I don’t remember when I first discovered WTF with Marc Maron. Going back laboriously through the archives on the website (have you considered a date-based archive…? I mean, I know the idea is to keep people on the site for as long as possible, but… yeesh, that’s a lot of clicking…), I recognize particular episodes as far back as February of 2015.

It’s been at least a decade, and all along, your conversational style and selective transparency and vulnerability on the mic, with your guests and in the opening monologues, resonated. After all, it’s an interviewing (and podcasting) approach I share and have employed myself across a few different shows for a very long time.

More on that in a few paragraphs.

A Compliment Sandwich

I’ve sung your praises as one of the best interviewers in podcasting (see also: Krista Tippett and Sam Fragoso, but each in very different ways and for very different reasons) pretty much from the beginning.

I’ve archived scores of episodes, sometimes for the historical value (you’ve created an episodic oral history of American comedy without compare), sometimes for the revelatory glimpses into other creators’ processes, and probably most often simply because something in the conversation moved me deeply.

Sometimes, of course, a single episode would check all those boxes.

I’m very grateful for the body of work you and Brendan McDonald have produced, and while I respect the decision to shutter the show, its absence will be keenly felt.

So, thanks for WTF. I hope the archive remains available indefinitely; you’ve created something of real value to the culture, and I don’t have to tell you: we need that.

The Pickle in the Middle

Over the last decade, I’ve heard you refer to yourself many times as a podcasting “pioneer;” that you were there at the beginning, or words to that effect.

At first, I would smirk and chuckle at the exaggeration.
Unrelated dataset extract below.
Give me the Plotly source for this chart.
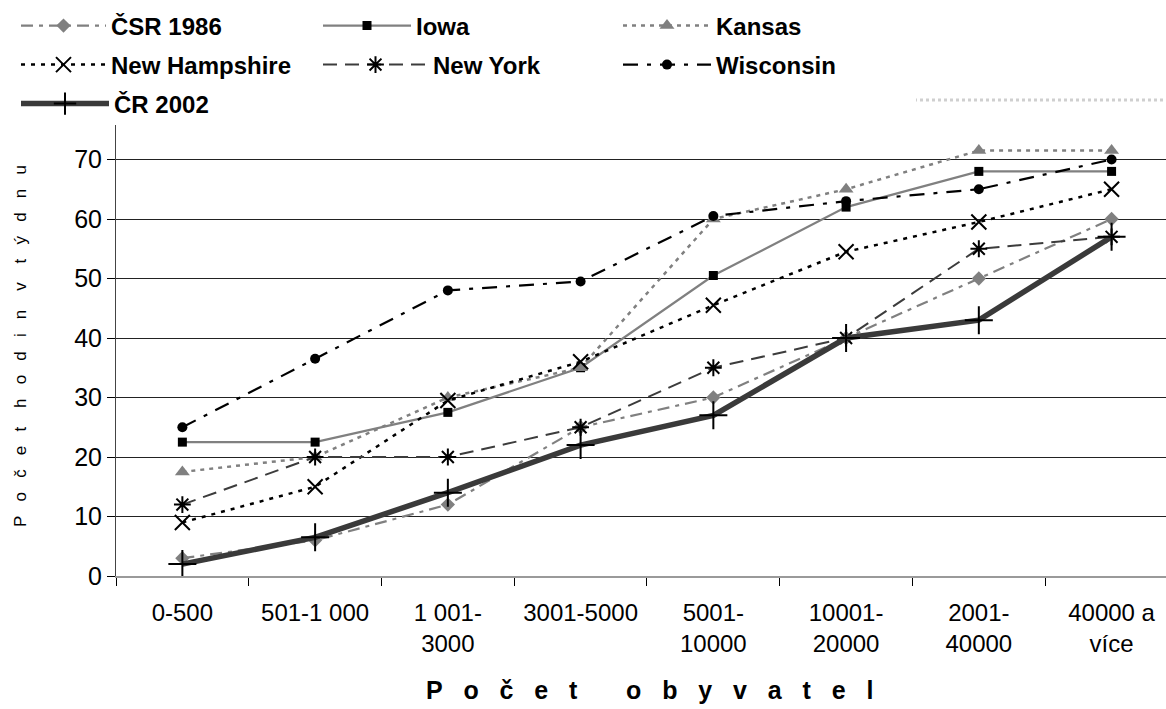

But it kept coming up, more and more, especially as your own profile (deservedly) grew.

And then, during your recent appearance on Seth Meyer’s show, Seth himself called you a pioneer. There was a bit of riffing between the two of you about how if you’d been in the top ten podcasters when you’d started, it would have been you and the nine other podcasters, because there weren’t more than ten. A joke, sure, and I’m paraphrasing, but…

That’s when I realized the exaggeration was starting to drift into — probably due to ignorance — revisionist history territory.

Here’s the thing, Marc:

You deserve every laurel to rest on for what you’ve done with WTF since September 1st, 2009. You’ve undeniably made an impact, helped define a particular niche, and, without question, helped raise awareness for the medium. The accolades, recognition, and awards are appropriate.

But you’re not a podcasting pioneer, good sir.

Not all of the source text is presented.